▶ What needs to be done: Which lines in the records below contain the word "this"? Copy each of them.

▶ Extracted records:

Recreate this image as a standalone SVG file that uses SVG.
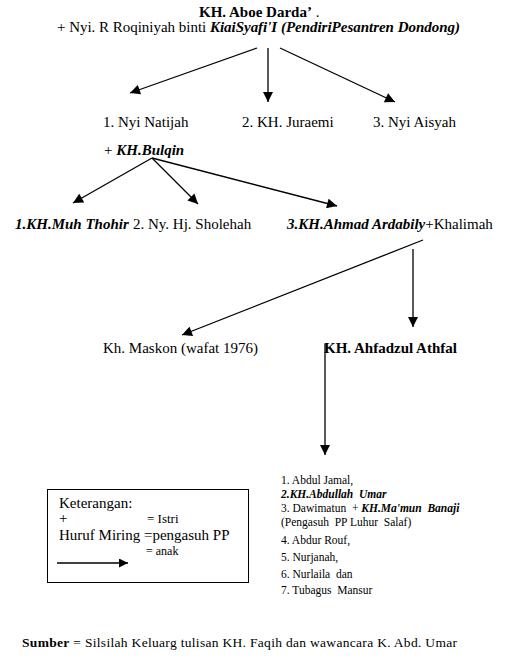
<svg xmlns="http://www.w3.org/2000/svg" width="507" height="665" viewBox="0 0 507 665" font-family="'Liberation Serif', 'DejaVu Serif', serif">
<style>
text{font-family:'Liberation Serif','DejaVu Serif',serif;fill:#000}
.b{font-weight:bold}
.bi{font-weight:bold;font-style:italic}
.t15{font-size:15px}
.t11{font-size:11.5px}
.c{stroke:#000;stroke-width:1.3;fill:none}
</style>
<defs>
<marker id="ah" viewBox="0 0 10 10" refX="10" refY="5" markerWidth="11" markerHeight="10" markerUnits="userSpaceOnUse" orient="auto">
<path d="M0,0 L10,5 L0,10 z" fill="#000"/>
</marker>
<marker id="ahs" viewBox="0 0 10 10" refX="10" refY="5" markerWidth="9" markerHeight="9" markerUnits="userSpaceOnUse" orient="auto">
<path d="M0,0 L10,5 L0,10 z" fill="#000"/>
</marker>
</defs>
<rect width="507" height="665" fill="#fff"/>

<g id="connectors">
<line class="c" x1="257" y1="48" x2="130" y2="93" marker-end="url(#ah)"/>
<line class="c" x1="268" y1="48" x2="268" y2="102" marker-end="url(#ah)"/>
<line class="c" x1="280" y1="48" x2="395" y2="102" marker-end="url(#ah)"/>
<line class="c" x1="152" y1="158" x2="73" y2="203" marker-end="url(#ah)"/>
<line class="c" x1="152" y1="158" x2="198" y2="204" marker-end="url(#ah)"/>
<line class="c" x1="152" y1="158" x2="337" y2="206" marker-end="url(#ah)"/>
<line class="c" x1="423" y1="240" x2="182" y2="335" marker-end="url(#ah)"/>
<line class="c" x1="413" y1="249" x2="413" y2="327" marker-end="url(#ah)"/>
<line class="c" x1="325" y1="344" x2="325" y2="455" marker-end="url(#ah)"/>
</g>

<g id="node-aboe-darda">
<text class="t15" x="199" y="17"><tspan class="b">KH. Aboe Darda’</tspan> .</text>
<text class="t15" x="57" y="32" textLength="403">+ Nyi. R Roqiniyah binti <tspan class="bi">KiaiSyafi'I (PendiriPesantren Dondong)</tspan></text>
</g>

<g id="node-natijah"><text class="t15" x="103" y="127">1. Nyi Natijah</text></g>
<g id="node-juraemi"><text class="t15" x="242" y="127">2. KH. Juraemi</text></g>
<g id="node-aisyah"><text class="t15" x="373" y="127">3. Nyi Aisyah</text></g>

<g id="node-bulqin"><text class="t15" x="104" y="155">+ <tspan class="bi">KH.Bulqin</tspan></text></g>

<g id="node-thohir"><text class="t15 bi" x="15" y="229">1.KH.Muh Thohir</text></g>
<g id="node-sholehah"><text class="t15" x="133" y="229">2. Ny. Hj. Sholehah</text></g>
<g id="node-ardabily"><text class="t15" x="287" y="229"><tspan class="bi">3.KH.Ahmad Ardabily</tspan>+Khalimah</text></g>

<g id="node-maskon"><text class="t15" x="103" y="353">Kh. Maskon (wafat 1976)</text></g>
<g id="node-ahfadzul"><text class="t15 b" x="324" y="353">KH. Ahfadzul Athfal</text></g>

<g id="node-children">
<text class="t11" x="281" y="484">1. Abdul Jamal,</text>
<text class="t11 bi" x="281" y="498" xml:space="preserve">2.KH.Abdullah  Umar</text>
<text class="t11" x="281" y="512" xml:space="preserve">3. Dawimatun  + <tspan class="bi">KH.Ma'mun  Banaji</tspan></text>
<text class="t11" x="281" y="526" xml:space="preserve">(Pengasuh  PP Luhur  Salaf)</text>
<text class="t11" x="281" y="544">4. Abdur Rouf,</text>
<text class="t11" x="281" y="561">5. Nurjanah,</text>
<text class="t11" x="281" y="578" xml:space="preserve">6. Nurlaila  dan</text>
<text class="t11" x="281" y="594" xml:space="preserve">7. Tubagus  Mansur</text>
</g>

<g id="legend">
<rect x="47.5" y="489.5" width="201" height="93" fill="none" stroke="#000" stroke-width="1"/>
<text class="t15" x="59" y="508">Keterangan:</text>
<text class="t15" x="59" y="523">+</text>
<text x="147" y="523" style="font-size:13px">= Istri</text>
<text class="t15" x="59" y="540">Huruf Miring =pengasuh PP</text>
<text x="146" y="555" style="font-size:12px">= anak</text>
<line class="c" x1="57" y1="563" x2="128" y2="563" marker-end="url(#ahs)"/>
</g>

<g id="source">
<text x="22" y="647" style="font-size:13.5px" textLength="435"><tspan class="b">Sumber</tspan> = Silsilah Keluarg tulisan KH. Faqih dan wawancara K. Abd. Umar</text>
</g>
</svg>
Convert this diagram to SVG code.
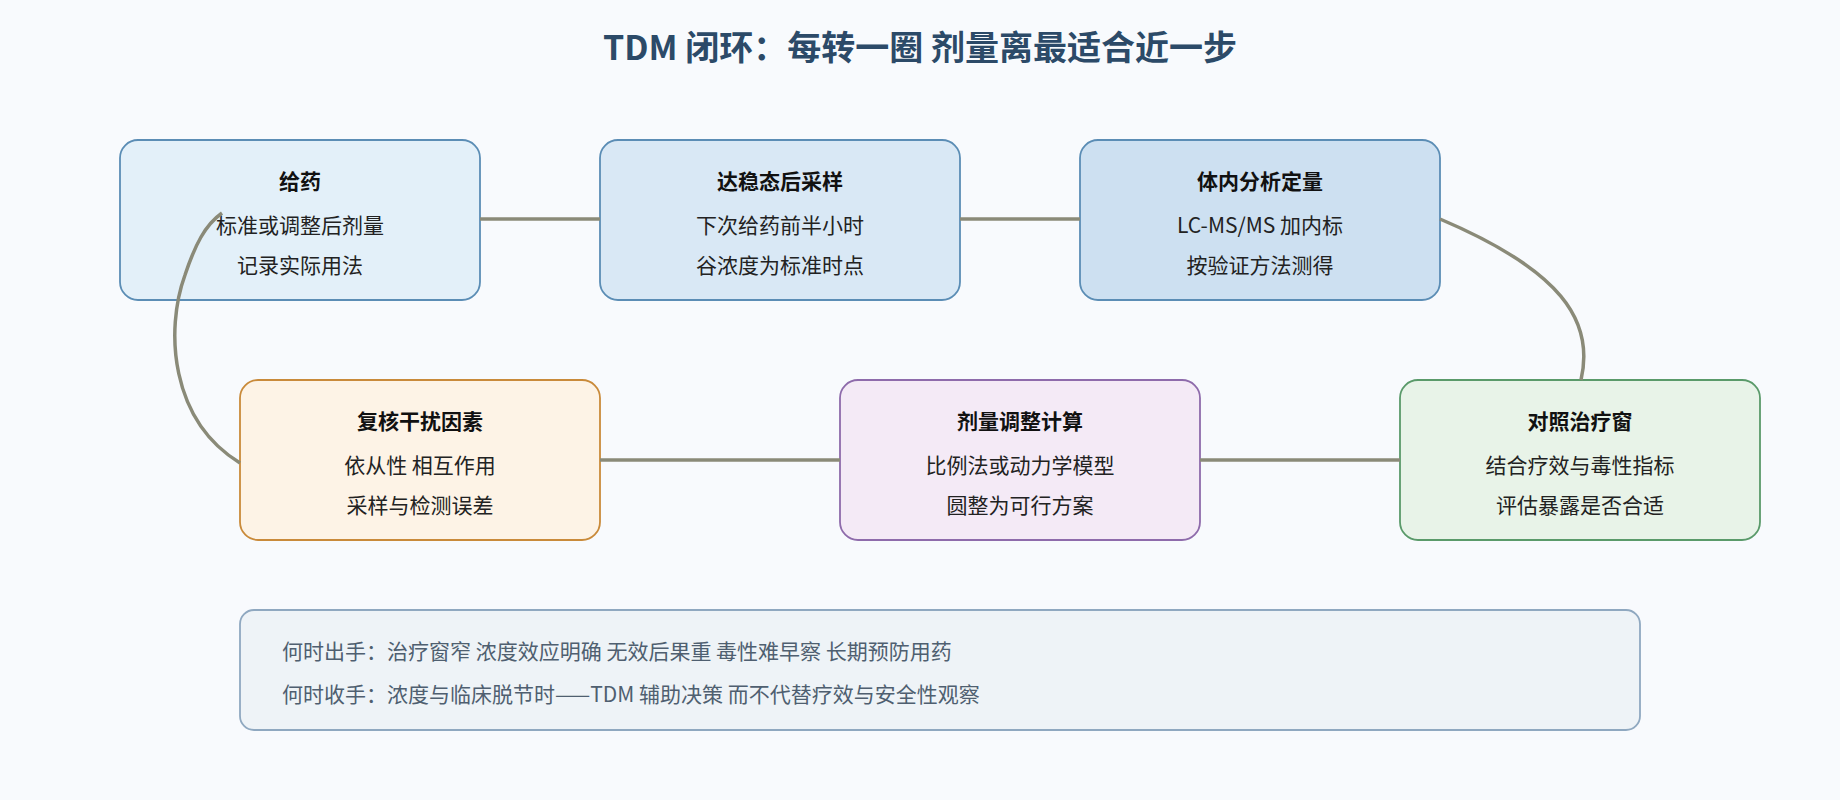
<svg xmlns="http://www.w3.org/2000/svg" width="1840" height="800" viewBox="0 0 1840 800">
<style>
text{font-family:"Noto Sans CJK SC","Noto Sans",sans-serif;}
.t{font-size:21px;font-weight:bold;fill:#111;text-anchor:middle}
.l{font-size:21px;fill:#222;text-anchor:middle}
.n{stroke-width:1.8}
.c{fill:none;stroke:#8a8a78;stroke-width:3.5}
.b{font-size:21px;fill:#4f5f70}
</style>
<rect width="1840" height="800" fill="#f8fafd"/>
<text x="920" y="60" text-anchor="middle" style="font-size:34px;font-weight:bold;fill:#2c4a68">TDM 闭环：每转一圈 剂量离最适合近一步</text>
<g id="n1"><rect class="n" x="120" y="140" width="360" height="160" rx="18" fill="#e3f0f9" stroke="#5b8db5"/>
<text class="t" x="300" y="189">给药</text><text class="l" x="300" y="233">标准或调整后剂量</text><text class="l" x="300" y="273">记录实际用法</text></g>
<g id="n2"><rect class="n" x="600" y="140" width="360" height="160" rx="18" fill="#d9e8f5" stroke="#5b8db5"/>
<text class="t" x="780" y="189">达稳态后采样</text><text class="l" x="780" y="233">下次给药前半小时</text><text class="l" x="780" y="273">谷浓度为标准时点</text></g>
<g id="n3"><rect class="n" x="1080" y="140" width="360" height="160" rx="18" fill="#cde0f1" stroke="#5b8db5"/>
<text class="t" x="1260" y="189">体内分析定量</text><text class="l" x="1260" y="233">LC-MS/MS 加内标</text><text class="l" x="1260" y="273">按验证方法测得</text></g>
<g id="n4"><rect class="n" x="240" y="380" width="360" height="160" rx="18" fill="#fdf3e6" stroke="#c98a3a"/>
<text class="t" x="420" y="429">复核干扰因素</text><text class="l" x="420" y="473">依从性 相互作用</text><text class="l" x="420" y="513">采样与检测误差</text></g>
<g id="n5"><rect class="n" x="840" y="380" width="360" height="160" rx="18" fill="#f4eaf6" stroke="#8e6bab"/>
<text class="t" x="1020" y="429">剂量调整计算</text><text class="l" x="1020" y="473">比例法或动力学模型</text><text class="l" x="1020" y="513">圆整为可行方案</text></g>
<g id="n6"><rect class="n" x="1400" y="380" width="360" height="160" rx="18" fill="#e8f3e8" stroke="#5a9a6a"/>
<text class="t" x="1580" y="429">对照治疗窗</text><text class="l" x="1580" y="473">结合疗效与毒性指标</text><text class="l" x="1580" y="513">评估暴露是否合适</text></g>
<g id="connectors">
<path class="c" d="M480 219H600M960 219H1080"/>
<path class="c" d="M1440 219C1560 270 1595 320 1581 380"/>
<path class="c" d="M1400 460H1200M840 460H600"/>
<path class="c" d="M240 463C170 420 165 330 185 275C195 245 205 225 222 213"/>
</g>
<g id="note"><rect x="240" y="610" width="1400" height="120" rx="14" fill="#eef3f7" stroke="#8fa8c0" stroke-width="1.8"/>
<text class="b" x="282" y="659">何时出手：治疗窗窄 浓度效应明确 无效后果重 毒性难早察 长期预防用药</text>
<text class="b" x="282" y="702">何时收手：浓度与临床脱节时——TDM 辅助决策 而不代替疗效与安全性观察</text></g>
</svg>
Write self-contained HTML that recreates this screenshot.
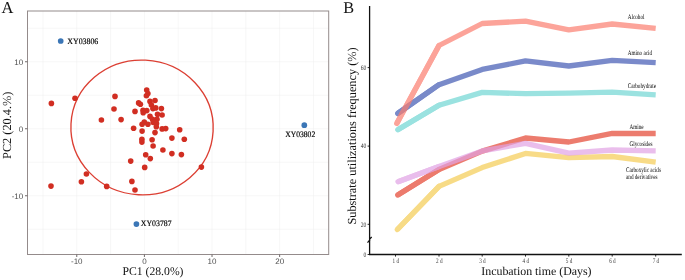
<!DOCTYPE html>
<html><head><meta charset="utf-8"><style>
html,body{margin:0;padding:0;background:#fff;width:685px;height:280px;overflow:hidden}
svg{display:block;will-change:transform}
text{text-rendering:geometricPrecision}
</style></head><body>
<svg width="685" height="280" viewBox="0 0 685 280">
<rect width="685" height="280" fill="#fff"/>
<g stroke="#eeeeee" stroke-width="0.5"><line x1="42.96" y1="11.0" x2="42.96" y2="254.5"/><line x1="76.78" y1="11.0" x2="76.78" y2="254.5"/><line x1="110.59" y1="11.0" x2="110.59" y2="254.5"/><line x1="144.40" y1="11.0" x2="144.40" y2="254.5"/><line x1="178.21" y1="11.0" x2="178.21" y2="254.5"/><line x1="212.03" y1="11.0" x2="212.03" y2="254.5"/><line x1="245.84" y1="11.0" x2="245.84" y2="254.5"/><line x1="279.65" y1="11.0" x2="279.65" y2="254.5"/><line x1="313.46" y1="11.0" x2="313.46" y2="254.5"/><line x1="27.5" y1="229.25" x2="328.7" y2="229.25"/><line x1="27.5" y1="195.75" x2="328.7" y2="195.75"/><line x1="27.5" y1="162.25" x2="328.7" y2="162.25"/><line x1="27.5" y1="128.75" x2="328.7" y2="128.75"/><line x1="27.5" y1="95.25" x2="328.7" y2="95.25"/><line x1="27.5" y1="61.75" x2="328.7" y2="61.75"/><line x1="27.5" y1="28.25" x2="328.7" y2="28.25"/></g>
<ellipse cx="142.05" cy="127.45" rx="71.15" ry="67.35" transform="rotate(3 142.05 127.45)" fill="none" stroke="#dc3f33" stroke-width="1.35"/>
<g fill="#d12e22"><circle cx="51.4" cy="103.4" r="2.8"/><circle cx="75" cy="98.3" r="2.8"/><circle cx="115" cy="96.4" r="2.8"/><circle cx="114" cy="109" r="2.8"/><circle cx="101.4" cy="120" r="2.8"/><circle cx="121.1" cy="119.6" r="2.8"/><circle cx="135" cy="111.4" r="2.8"/><circle cx="133.6" cy="128.3" r="2.8"/><circle cx="130.7" cy="161.1" r="2.8"/><circle cx="86.4" cy="174" r="2.8"/><circle cx="81.4" cy="181.7" r="2.8"/><circle cx="51" cy="186.1" r="2.8"/><circle cx="106.7" cy="186.4" r="2.8"/><circle cx="131.9" cy="181.4" r="2.8"/><circle cx="135" cy="190" r="2.8"/><circle cx="145.7" cy="154.7" r="2.8"/><circle cx="150.3" cy="158.6" r="2.8"/><circle cx="144.7" cy="167.4" r="2.8"/><circle cx="162.9" cy="150" r="2.8"/><circle cx="171.9" cy="153.6" r="2.8"/><circle cx="181.4" cy="154.6" r="2.8"/><circle cx="171.9" cy="138.1" r="2.8"/><circle cx="184.3" cy="139.3" r="2.8"/><circle cx="179.7" cy="129.8" r="2.8"/><circle cx="201.4" cy="167.1" r="2.8"/><circle cx="153.1" cy="146" r="2.8"/><circle cx="152.1" cy="139.7" r="2.8"/><circle cx="141.9" cy="139.3" r="2.8"/><circle cx="141.9" cy="142.1" r="2.8"/><circle cx="142.1" cy="131.1" r="2.8"/><circle cx="155" cy="132.6" r="2.8"/><circle cx="146.7" cy="90" r="2.8"/><circle cx="147.9" cy="93.6" r="2.8"/><circle cx="146.4" cy="95.7" r="2.8"/><circle cx="138.6" cy="102.9" r="2.8"/><circle cx="140.4" cy="104.3" r="2.8"/><circle cx="150" cy="101.4" r="2.8"/><circle cx="155" cy="100.5" r="2.8"/><circle cx="151.4" cy="105" r="2.8"/><circle cx="155.7" cy="107.9" r="2.8"/><circle cx="161.4" cy="108.6" r="2.8"/><circle cx="143.0" cy="110.2" r="2.8"/><circle cx="146.8" cy="110.6" r="2.8"/><circle cx="143.2" cy="112.8" r="2.8"/><circle cx="150" cy="116.4" r="2.8"/><circle cx="157.5" cy="114.3" r="2.8"/><circle cx="162.1" cy="115" r="2.8"/><circle cx="157" cy="119.3" r="2.8"/><circle cx="152.5" cy="119.2" r="2.8"/><circle cx="153.2" cy="122.5" r="2.8"/><circle cx="144.3" cy="122.1" r="2.8"/><circle cx="142.1" cy="124.3" r="2.8"/><circle cx="147.9" cy="124.3" r="2.8"/><circle cx="156.5" cy="123.5" r="2.8"/><circle cx="156.3" cy="126.8" r="2.8"/><circle cx="162.1" cy="128.9" r="2.8"/><circle cx="165.7" cy="128.6" r="2.8"/><circle cx="152.9" cy="108.6" r="2.8"/></g>
<g fill="#3b76b6"><circle cx="60.7" cy="41.0" r="2.85"/><circle cx="304.3" cy="125.2" r="2.85"/><circle cx="136.4" cy="224.1" r="2.85"/></g>
<rect x="27.5" y="11.0" width="301.2" height="243.5" fill="none" stroke="#948b8b" stroke-width="1"/>
<g stroke="#6f6868" stroke-width="1"><line x1="76.78" y1="254.5" x2="76.78" y2="257.0"/><line x1="144.40" y1="254.5" x2="144.40" y2="257.0"/><line x1="212.03" y1="254.5" x2="212.03" y2="257.0"/><line x1="279.65" y1="254.5" x2="279.65" y2="257.0"/><line x1="25.0" y1="61.75" x2="27.5" y2="61.75"/><line x1="25.0" y1="128.75" x2="27.5" y2="128.75"/><line x1="25.0" y1="195.75" x2="27.5" y2="195.75"/></g>
<g font-family="Liberation Sans" font-size="8" fill="#4d4d4d"><text x="76.78" y="264.0" text-anchor="middle">-10</text><text x="144.40" y="264.0" text-anchor="middle">0</text><text x="212.03" y="264.0" text-anchor="middle">10</text><text x="279.65" y="264.0" text-anchor="middle">20</text><text x="23.2" y="64.75" text-anchor="end">10</text><text x="23.2" y="131.75" text-anchor="end">0</text><text x="23.2" y="198.75" text-anchor="end">-10</text></g>
<g font-family="Liberation Serif" font-size="8.4" fill="#000" stroke="#000" stroke-width="0.18"><text x="67.3" y="44" textLength="31" lengthAdjust="spacingAndGlyphs">XY03806</text><text x="285.2" y="136.9" textLength="30" lengthAdjust="spacingAndGlyphs">XY03802</text><text x="140.8" y="226" textLength="30.8" lengthAdjust="spacingAndGlyphs">XY03787</text></g>
<g font-family="Liberation Serif" fill="#111"><text x="1.5" y="12.6" font-size="16.5">A</text><text x="343.3" y="12.9" font-size="16.3">B</text><text x="153" y="275.2" font-size="11.7" text-anchor="middle">PC1 (28.0%)</text><text transform="translate(10.7 125.3) rotate(-90)" font-size="12.3" text-anchor="middle">PC2 (20.4.%)</text><text x="536.4" y="275" font-size="11.9" text-anchor="middle">Incubation time (Days)</text><text transform="translate(356.3 136.0) rotate(-90)" font-size="12.3" text-anchor="middle">Substrate utilizations frequency (%)</text></g>
<g opacity="0.7" stroke="#f5cc54" stroke-width="5.3" fill="none" stroke-linejoin="round"><polyline points="397.34,229.49 439.0,186.4 482.2,167.6 525.5,153.4 568.8,157.6 612.2,156.5 655.7,162.2" stroke-linecap="butt"/><line x1="397.34" y1="229.49" x2="439.0" y2="186.4" stroke-linecap="round"/></g>
<g opacity="0.7" stroke="#e44430" stroke-width="5.3" fill="none" stroke-linejoin="round"><polyline points="397.75,195.01 439.0,169.5 482.2,151.1 525.5,138.0 568.8,142.0 612.2,133.4 655.7,133.5" stroke-linecap="butt"/><line x1="397.75" y1="195.01" x2="439.0" y2="169.5" stroke-linecap="round"/></g>
<g opacity="0.7" stroke="#e1a2e4" stroke-width="5.3" fill="none" stroke-linejoin="round"><polyline points="397.99,181.68 439.0,166.5 482.2,150.9 525.5,143.4 568.8,153.2 612.2,150.0 655.7,150.9" stroke-linecap="butt"/><line x1="397.99" y1="181.68" x2="439.0" y2="166.5" stroke-linecap="round"/></g>
<g opacity="0.7" stroke="#70d6d3" stroke-width="5.3" fill="none" stroke-linejoin="round"><polyline points="397.78,129.74 439.0,105.2 482.2,92.4 525.5,93.7 568.8,93.2 612.2,92.2 655.7,94.9" stroke-linecap="butt"/><line x1="397.78" y1="129.74" x2="439.0" y2="105.2" stroke-linecap="round"/></g>
<g opacity="0.7" stroke="#4159b3" stroke-width="5.3" fill="none" stroke-linejoin="round"><polyline points="397.67,113.49 439.0,84.7 482.2,69.4 525.5,60.9 568.8,66.0 612.2,60.4 655.7,62.6" stroke-linecap="butt"/><line x1="397.67" y1="113.49" x2="439.0" y2="84.7" stroke-linecap="round"/></g>
<g opacity="0.7" stroke="#fb7d6f" stroke-width="5.3" fill="none" stroke-linejoin="round"><polyline points="396.76,123.47 439.0,45.5 482.2,23.5 525.5,21.2 568.8,29.8 612.2,24.0 655.7,28.3" stroke-linecap="butt"/><line x1="396.76" y1="123.47" x2="439.0" y2="45.5" stroke-linecap="round"/></g>
<g stroke="#111" stroke-width="1.3" fill="none"><line x1="369.6" y1="6" x2="369.6" y2="254.5"/><line x1="368.95" y1="254.5" x2="681.8" y2="254.5"/></g>
<g stroke="#111" stroke-width="0.9"><line x1="367.6" y1="67.6" x2="369.4" y2="67.6"/><line x1="367.6" y1="146.1" x2="369.4" y2="146.1"/><line x1="367.6" y1="224.3" x2="369.4" y2="224.3"/><line x1="367.6" y1="254.5" x2="369.4" y2="254.5"/><line x1="395.5" y1="254.5" x2="395.5" y2="256.6"/><line x1="439.0" y1="254.5" x2="439.0" y2="256.6"/><line x1="482.2" y1="254.5" x2="482.2" y2="256.6"/><line x1="525.5" y1="254.5" x2="525.5" y2="256.6"/><line x1="568.8" y1="254.5" x2="568.8" y2="256.6"/><line x1="612.2" y1="254.5" x2="612.2" y2="256.6"/><line x1="655.7" y1="254.5" x2="655.7" y2="256.6"/></g>
<path d="M371.7 237.0 L369.4 239.2 M369.9 239.9 L367.5 242.6" stroke="#111" stroke-width="1.3" fill="none"/>
<g font-family="Liberation Serif" font-size="6.9" fill="#333" xml:space="preserve"><text x="360.7" y="69.89999999999999" textLength="5.6" lengthAdjust="spacingAndGlyphs" font-size="6.9">60</text><text x="360.7" y="148.4" textLength="5.6" lengthAdjust="spacingAndGlyphs" font-size="6.9">40</text><text x="360.7" y="226.60000000000002" textLength="5.6" lengthAdjust="spacingAndGlyphs" font-size="6.9">20</text><text x="363.5" y="256.8" textLength="2.8" lengthAdjust="spacingAndGlyphs" font-size="6.9">0</text><text x="392.5" y="263.1" textLength="6.5" lengthAdjust="spacingAndGlyphs" fill="#3a3a3a">1 d</text><text x="436.0" y="263.1" textLength="6.5" lengthAdjust="spacingAndGlyphs" fill="#3a3a3a">2 d</text><text x="479.2" y="263.1" textLength="6.5" lengthAdjust="spacingAndGlyphs" fill="#3a3a3a">3 d</text><text x="522.5" y="263.1" textLength="6.5" lengthAdjust="spacingAndGlyphs" fill="#3a3a3a">4 d</text><text x="565.8" y="263.1" textLength="6.5" lengthAdjust="spacingAndGlyphs" fill="#3a3a3a">5 d</text><text x="609.2" y="263.1" textLength="6.5" lengthAdjust="spacingAndGlyphs" fill="#3a3a3a">6 d</text><text x="652.7" y="263.1" textLength="6.5" lengthAdjust="spacingAndGlyphs" fill="#3a3a3a">7 d</text></g>
<g font-family="Liberation Serif" font-size="7" fill="#000" text-rendering="geometricPrecision"><text transform="translate(627.8 18.8) scale(0.74 1)">Alcohol</text><text transform="translate(627.8 55.3) scale(0.74 1)">Amino acid</text><text transform="translate(627.8 87.5) scale(0.74 1)">Carbohydrate</text><text transform="translate(629.5 128.6) scale(0.74 1)">Amine</text><text transform="translate(629.5 145.9) scale(0.74 1)">Glycosides</text><text transform="translate(626 172.0) scale(0.74 1)">Carboxylic acids</text><text transform="translate(626 179.0) scale(0.74 1)">and derivatives</text></g>
</svg>
</body></html>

▶ Written response:
Recreate this image as a standalone SVG file that uses SVG.
Convert this diagram to SVG code.
Write self-contained HTML that recreates this screenshot.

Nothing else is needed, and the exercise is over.